Au Playhouse Theatre de Londres
Musique & Lyrics: David Yazbek
Livret: Jeffrey Lane (d’après le film de Pedro Almodóvar)
Mise en scène: Bartlett Sher
Notre avis :
Femmes au bord de la crise de nerfs, le musical et son “dream cast” (Sherie Rene Scott, Patti LuPone, Brian Stokes Mitchell, Laura Benanti) firent un bref passage par Broadway fin 2010 en laissant derriére eux des opinions pour le moins mitigées et un enregistrement original à écouter sans modération. Autant dire qu’une reprise à Londres avec Tamsin Greig, une tête d’affiche plus habituée des planches que des portées musicales, était un pari osé. Mais le West Est ne pouvait résister plus longtemps à un livret plein d’intelligence et de bons mots, fidèle au film éponyme de Pedro Almodovar en 1988, sur une partition géniale de David Yazbeck (The Full Monthy, Dirty Rotten Scoundrels).
La production du Playhouse Theater est beaucoup plus sobre que celle, extravagante à tout niveau, y compris financier probablement, du Belasco Theatre de New York. Pendant tout le début du premier acte, il n’y a sur scène que des élements de décor sur roulettes qui vont et viennent entre des murs blancs, un grand escalier et un balcon où s’est logé un (petit) orchestre. Des projections d’aplats de couleurs pastels, signature visuelle du show, tentent de créer une dynamique mais le tout fait tout de même un peu “cheap”. De plus, tous les personnages sont présents sur scène et interagissent de façon abstraite, sans se voir, en se passant des objets ou en effectuant des sortes de chorégraphies corporelles. L’idée est probablement de créer un sentiment de confusion et de rythme endiablé, propre au film, mais c’est au final plus ridicule que bluffant. Deux éléments de mise en scène marquants à New York ont également disparu : le taxi en structure tubulaire et le vrai feu sur le lit — Pepa y jette sa cigarette par inadvertance. Ils sont remplacés respectivement par un volant recouvert de peau de vache et de simples fumigènes, c’est décevant. Peu avant l’entracte, l’appartement complet de Pepa apparaît comme un vrai beau décor de théâtre de boulevard, enfin !
Heureusement, le talent de la troupe comble largement les lacunes matérielles. Tamsin Greig est une Pepa plus vraie que nature sachant chanter, certes moins puissamment que Sherie Rene Scott, mais juste dans le ton et dans l’interprétation.
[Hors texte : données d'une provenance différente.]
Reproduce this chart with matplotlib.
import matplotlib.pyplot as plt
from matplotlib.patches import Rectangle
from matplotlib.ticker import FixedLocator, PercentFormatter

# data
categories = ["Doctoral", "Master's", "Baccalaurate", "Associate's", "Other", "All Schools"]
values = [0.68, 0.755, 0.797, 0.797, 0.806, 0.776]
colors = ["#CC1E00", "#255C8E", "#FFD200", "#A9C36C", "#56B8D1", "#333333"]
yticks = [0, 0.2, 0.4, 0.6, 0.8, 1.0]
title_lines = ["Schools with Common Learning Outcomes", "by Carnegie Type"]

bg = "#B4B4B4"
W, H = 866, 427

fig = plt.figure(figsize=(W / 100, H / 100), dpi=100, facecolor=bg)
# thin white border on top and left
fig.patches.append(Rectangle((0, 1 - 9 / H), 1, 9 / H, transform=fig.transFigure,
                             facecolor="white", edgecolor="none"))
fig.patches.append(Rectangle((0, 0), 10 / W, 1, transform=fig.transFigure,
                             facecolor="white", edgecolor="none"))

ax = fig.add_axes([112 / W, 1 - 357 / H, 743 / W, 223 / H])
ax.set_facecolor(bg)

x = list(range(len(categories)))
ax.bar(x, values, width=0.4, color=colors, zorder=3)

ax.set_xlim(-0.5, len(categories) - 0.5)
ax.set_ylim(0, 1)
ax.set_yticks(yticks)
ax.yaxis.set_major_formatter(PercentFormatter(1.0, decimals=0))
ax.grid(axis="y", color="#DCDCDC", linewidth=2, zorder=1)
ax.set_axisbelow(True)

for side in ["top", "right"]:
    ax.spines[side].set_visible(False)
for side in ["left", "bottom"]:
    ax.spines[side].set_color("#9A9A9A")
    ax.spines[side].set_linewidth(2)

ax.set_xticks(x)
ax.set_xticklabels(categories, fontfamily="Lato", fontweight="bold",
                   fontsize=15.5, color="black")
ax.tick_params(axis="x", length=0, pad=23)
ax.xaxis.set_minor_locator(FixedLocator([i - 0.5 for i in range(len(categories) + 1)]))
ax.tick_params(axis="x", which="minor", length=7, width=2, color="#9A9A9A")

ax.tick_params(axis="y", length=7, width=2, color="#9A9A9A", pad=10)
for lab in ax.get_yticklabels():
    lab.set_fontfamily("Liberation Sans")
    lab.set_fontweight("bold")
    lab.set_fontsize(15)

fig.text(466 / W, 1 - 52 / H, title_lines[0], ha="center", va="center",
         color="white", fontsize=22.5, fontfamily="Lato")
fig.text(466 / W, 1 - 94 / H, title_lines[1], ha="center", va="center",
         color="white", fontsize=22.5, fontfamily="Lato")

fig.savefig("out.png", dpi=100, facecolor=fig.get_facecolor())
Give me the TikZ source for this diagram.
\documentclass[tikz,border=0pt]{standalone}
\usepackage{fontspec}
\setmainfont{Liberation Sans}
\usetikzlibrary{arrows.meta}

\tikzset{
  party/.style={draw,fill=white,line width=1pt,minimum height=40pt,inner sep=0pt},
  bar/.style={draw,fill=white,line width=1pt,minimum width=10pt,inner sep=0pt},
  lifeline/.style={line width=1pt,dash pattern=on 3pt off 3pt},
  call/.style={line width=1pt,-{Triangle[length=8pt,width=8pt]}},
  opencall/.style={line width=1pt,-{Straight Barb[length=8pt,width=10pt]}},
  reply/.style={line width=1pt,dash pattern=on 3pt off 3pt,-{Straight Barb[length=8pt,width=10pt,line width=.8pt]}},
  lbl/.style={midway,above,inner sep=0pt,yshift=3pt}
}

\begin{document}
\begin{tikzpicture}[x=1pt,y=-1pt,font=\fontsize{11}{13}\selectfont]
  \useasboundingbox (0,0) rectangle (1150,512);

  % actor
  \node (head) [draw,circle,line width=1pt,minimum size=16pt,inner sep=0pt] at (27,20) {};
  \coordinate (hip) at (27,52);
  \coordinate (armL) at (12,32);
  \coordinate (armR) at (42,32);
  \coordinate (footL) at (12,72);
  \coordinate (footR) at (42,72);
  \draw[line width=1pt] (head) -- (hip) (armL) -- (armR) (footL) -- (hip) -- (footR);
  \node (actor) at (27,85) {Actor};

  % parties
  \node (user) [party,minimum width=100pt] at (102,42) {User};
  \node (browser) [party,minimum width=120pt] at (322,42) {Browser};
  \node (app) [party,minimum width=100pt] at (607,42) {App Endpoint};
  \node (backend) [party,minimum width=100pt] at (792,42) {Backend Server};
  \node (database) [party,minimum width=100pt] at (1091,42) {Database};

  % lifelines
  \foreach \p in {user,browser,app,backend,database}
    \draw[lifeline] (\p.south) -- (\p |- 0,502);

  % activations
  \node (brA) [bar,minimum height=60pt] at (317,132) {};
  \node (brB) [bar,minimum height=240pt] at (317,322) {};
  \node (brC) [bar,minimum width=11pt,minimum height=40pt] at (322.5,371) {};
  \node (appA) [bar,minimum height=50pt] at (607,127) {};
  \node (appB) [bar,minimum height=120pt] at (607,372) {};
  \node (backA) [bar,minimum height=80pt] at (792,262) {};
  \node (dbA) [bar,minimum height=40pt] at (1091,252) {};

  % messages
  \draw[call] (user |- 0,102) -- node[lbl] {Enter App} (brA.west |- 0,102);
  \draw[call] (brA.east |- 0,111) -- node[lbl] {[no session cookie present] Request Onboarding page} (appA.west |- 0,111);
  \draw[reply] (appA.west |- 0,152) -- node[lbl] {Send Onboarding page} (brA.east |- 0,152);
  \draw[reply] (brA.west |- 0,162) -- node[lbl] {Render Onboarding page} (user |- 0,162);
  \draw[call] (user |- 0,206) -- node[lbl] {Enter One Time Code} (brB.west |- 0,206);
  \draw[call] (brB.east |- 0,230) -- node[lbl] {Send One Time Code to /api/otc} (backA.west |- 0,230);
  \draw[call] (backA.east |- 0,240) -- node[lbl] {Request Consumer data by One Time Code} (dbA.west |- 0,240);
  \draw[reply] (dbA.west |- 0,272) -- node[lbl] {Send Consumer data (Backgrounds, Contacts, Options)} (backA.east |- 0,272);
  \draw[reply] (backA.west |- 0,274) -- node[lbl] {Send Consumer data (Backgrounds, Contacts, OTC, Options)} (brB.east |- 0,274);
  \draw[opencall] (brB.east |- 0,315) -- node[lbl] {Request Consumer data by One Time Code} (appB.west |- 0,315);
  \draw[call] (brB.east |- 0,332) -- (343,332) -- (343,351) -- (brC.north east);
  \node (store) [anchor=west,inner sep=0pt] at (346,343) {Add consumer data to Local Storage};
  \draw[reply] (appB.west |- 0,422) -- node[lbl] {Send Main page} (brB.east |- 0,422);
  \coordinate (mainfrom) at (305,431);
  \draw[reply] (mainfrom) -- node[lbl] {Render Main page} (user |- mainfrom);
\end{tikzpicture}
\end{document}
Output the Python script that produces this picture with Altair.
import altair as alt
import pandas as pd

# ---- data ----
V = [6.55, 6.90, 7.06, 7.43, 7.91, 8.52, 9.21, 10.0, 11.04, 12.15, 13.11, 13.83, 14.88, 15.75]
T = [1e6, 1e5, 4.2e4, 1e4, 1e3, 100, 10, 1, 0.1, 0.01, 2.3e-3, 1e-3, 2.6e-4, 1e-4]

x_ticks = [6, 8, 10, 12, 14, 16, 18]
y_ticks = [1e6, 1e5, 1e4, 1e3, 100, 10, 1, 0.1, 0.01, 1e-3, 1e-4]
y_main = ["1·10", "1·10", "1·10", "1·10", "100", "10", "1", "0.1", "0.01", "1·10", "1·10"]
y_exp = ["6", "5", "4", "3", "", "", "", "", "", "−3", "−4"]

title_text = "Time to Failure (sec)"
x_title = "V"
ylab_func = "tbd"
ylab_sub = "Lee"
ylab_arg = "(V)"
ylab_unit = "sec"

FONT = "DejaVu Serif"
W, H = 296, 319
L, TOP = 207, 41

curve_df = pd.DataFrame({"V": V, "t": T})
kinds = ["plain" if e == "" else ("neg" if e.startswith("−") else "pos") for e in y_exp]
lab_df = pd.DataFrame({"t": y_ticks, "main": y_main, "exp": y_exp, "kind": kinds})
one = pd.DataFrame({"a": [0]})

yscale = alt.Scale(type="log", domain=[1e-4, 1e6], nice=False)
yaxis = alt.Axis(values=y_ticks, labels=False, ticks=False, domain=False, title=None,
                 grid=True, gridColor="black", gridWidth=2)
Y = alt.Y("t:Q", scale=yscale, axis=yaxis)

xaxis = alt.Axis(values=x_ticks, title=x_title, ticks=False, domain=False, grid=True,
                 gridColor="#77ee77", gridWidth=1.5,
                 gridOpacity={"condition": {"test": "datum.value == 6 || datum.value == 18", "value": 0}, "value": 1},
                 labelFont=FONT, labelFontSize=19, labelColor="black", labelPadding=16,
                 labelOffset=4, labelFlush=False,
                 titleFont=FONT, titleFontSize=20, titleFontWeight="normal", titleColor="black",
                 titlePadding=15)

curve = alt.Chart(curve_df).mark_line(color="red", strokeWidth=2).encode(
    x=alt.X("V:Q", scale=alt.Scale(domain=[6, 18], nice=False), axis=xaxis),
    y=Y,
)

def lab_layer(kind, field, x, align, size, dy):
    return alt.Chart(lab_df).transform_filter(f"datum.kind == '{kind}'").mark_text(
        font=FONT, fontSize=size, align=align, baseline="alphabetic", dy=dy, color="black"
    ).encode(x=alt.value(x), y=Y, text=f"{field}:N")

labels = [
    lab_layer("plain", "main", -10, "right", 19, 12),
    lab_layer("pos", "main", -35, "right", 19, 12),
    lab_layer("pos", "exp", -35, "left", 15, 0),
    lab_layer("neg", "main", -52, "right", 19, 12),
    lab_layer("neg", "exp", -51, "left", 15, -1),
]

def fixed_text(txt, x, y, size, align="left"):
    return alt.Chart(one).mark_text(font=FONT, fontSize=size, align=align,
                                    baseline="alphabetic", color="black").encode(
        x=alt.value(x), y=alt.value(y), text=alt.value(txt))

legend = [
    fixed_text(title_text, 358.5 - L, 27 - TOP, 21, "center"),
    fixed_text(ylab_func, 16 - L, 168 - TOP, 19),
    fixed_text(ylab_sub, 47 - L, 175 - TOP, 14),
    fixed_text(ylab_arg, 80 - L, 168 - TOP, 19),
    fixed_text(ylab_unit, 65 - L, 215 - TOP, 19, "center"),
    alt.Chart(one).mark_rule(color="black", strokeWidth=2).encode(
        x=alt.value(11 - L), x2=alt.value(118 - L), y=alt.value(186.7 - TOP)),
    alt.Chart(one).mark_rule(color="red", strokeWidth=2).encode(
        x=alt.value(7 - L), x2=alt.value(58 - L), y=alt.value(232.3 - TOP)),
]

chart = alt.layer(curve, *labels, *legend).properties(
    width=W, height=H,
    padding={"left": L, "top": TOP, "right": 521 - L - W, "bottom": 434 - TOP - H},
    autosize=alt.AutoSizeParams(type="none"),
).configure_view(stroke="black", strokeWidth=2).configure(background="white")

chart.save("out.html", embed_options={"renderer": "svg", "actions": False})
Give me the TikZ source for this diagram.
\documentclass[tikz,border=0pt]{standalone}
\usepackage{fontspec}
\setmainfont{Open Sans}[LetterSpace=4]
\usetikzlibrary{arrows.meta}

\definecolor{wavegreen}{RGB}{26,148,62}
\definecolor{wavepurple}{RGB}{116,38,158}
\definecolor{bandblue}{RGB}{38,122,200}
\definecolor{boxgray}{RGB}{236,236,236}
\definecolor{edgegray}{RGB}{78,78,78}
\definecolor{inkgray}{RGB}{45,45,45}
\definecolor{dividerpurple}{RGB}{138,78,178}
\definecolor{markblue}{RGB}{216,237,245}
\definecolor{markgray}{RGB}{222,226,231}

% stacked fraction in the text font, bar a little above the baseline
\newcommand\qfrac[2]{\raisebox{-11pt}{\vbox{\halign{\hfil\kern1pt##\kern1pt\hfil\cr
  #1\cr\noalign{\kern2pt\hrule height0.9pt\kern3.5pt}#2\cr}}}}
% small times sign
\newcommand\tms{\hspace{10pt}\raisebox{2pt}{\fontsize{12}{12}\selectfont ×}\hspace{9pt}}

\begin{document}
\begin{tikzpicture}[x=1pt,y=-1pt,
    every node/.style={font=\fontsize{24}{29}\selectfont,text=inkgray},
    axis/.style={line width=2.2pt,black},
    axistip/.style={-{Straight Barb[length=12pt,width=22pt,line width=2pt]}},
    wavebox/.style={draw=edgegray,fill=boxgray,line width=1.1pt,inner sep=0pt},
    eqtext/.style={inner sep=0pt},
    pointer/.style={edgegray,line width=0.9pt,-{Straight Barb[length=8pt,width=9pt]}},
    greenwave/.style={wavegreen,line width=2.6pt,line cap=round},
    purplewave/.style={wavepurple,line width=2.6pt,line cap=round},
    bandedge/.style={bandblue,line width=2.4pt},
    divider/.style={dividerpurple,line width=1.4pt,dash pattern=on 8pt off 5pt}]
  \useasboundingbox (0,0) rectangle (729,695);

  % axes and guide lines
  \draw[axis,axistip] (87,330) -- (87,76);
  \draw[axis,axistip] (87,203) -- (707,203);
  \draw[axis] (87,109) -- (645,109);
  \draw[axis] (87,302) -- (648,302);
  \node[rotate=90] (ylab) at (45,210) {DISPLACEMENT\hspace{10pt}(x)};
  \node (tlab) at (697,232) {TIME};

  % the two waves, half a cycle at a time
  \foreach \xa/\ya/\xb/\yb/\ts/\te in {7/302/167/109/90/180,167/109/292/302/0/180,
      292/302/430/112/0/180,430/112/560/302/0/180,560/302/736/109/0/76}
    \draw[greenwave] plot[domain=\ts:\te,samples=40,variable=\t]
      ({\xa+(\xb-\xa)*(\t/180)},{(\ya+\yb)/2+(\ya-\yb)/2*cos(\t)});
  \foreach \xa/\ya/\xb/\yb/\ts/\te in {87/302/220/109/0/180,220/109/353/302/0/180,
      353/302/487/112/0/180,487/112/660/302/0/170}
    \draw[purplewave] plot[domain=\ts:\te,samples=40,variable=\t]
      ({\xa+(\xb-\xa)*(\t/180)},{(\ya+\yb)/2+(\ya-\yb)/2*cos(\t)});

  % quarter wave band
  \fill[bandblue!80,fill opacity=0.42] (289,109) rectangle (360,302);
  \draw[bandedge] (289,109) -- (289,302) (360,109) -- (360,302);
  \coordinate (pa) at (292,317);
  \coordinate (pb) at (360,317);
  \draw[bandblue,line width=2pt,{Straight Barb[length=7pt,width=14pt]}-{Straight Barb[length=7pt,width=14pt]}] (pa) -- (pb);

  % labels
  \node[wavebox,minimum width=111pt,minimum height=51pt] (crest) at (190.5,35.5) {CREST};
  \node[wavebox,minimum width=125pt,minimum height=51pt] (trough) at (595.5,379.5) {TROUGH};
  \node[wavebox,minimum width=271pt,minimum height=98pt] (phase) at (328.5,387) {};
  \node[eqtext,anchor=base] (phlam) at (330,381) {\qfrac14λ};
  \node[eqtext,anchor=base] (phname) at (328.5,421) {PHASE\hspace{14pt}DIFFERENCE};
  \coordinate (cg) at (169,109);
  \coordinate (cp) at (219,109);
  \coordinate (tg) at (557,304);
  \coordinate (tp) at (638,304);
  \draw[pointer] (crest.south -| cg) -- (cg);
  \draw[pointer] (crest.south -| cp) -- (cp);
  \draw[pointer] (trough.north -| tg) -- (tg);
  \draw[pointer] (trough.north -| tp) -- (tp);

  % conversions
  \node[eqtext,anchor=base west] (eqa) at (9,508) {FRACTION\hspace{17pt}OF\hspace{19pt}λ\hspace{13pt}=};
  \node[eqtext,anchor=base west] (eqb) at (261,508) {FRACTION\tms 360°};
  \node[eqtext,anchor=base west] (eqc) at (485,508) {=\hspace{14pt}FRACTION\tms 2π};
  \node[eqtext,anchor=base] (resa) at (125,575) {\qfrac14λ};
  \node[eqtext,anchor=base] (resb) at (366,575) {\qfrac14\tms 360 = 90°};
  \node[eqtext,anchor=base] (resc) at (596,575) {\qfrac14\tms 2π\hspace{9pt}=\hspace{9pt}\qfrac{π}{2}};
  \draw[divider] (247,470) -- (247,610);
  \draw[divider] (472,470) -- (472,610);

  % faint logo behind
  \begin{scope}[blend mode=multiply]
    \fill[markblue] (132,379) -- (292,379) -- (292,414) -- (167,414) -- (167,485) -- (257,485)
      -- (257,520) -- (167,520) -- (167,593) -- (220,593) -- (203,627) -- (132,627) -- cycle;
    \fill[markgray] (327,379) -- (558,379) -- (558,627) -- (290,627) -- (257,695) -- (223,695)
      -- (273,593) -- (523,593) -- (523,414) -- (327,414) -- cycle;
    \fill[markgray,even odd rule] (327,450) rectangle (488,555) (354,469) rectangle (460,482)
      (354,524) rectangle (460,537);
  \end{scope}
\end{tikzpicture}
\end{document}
Haydn Gwynne est encore plus impressionnante dans le rôle de Lucia, la femme abandonnée. Déjà nommée aux Olivier Awards pour Billy Elliot, ce n’est pas vraiment une surprise, mais sa longue chanson “Invisible”, où elle explique au tribunal ce qu’elle ressent après vingt ans d’abandon, est un pur bonheur. On retrouve aussi avec plaisir notre Jérôme Pradon national, quelques octaves au-dessus de Brian Stokes Mitchell, qui campe avec sa jovialité naturelle un mari trompeur pas vraiment les pieds sur terre, presque sympathique. Les autres rôles sont aussi de haut vol : Anna Skellern est une Candela délicieusement déjantée et Rocardo Afonso un chauffeur de taxi qui met le feu à la salle avec sa seule guitare. Enfin Haydn Oakley, qui ne ressemble pas à grand chose — son rôle de fils “castré” par ses parents n’aide pas -, explose littéralement lorsqu’il déclare son amour pour Candela en chanson.
Il est vraiment dommage qu’une telle troupe ne soit pas mise en valeur avec plus de moyens… ou de génie. Oui, il faut aller voir Femmes au bord de la crise de nerfs, le musical à Londres pour l’oeuvre et sa parfaite interprétation mais il faudra renoncer à “l’effet wow” que l’on est en droit d’attendre dans le West End.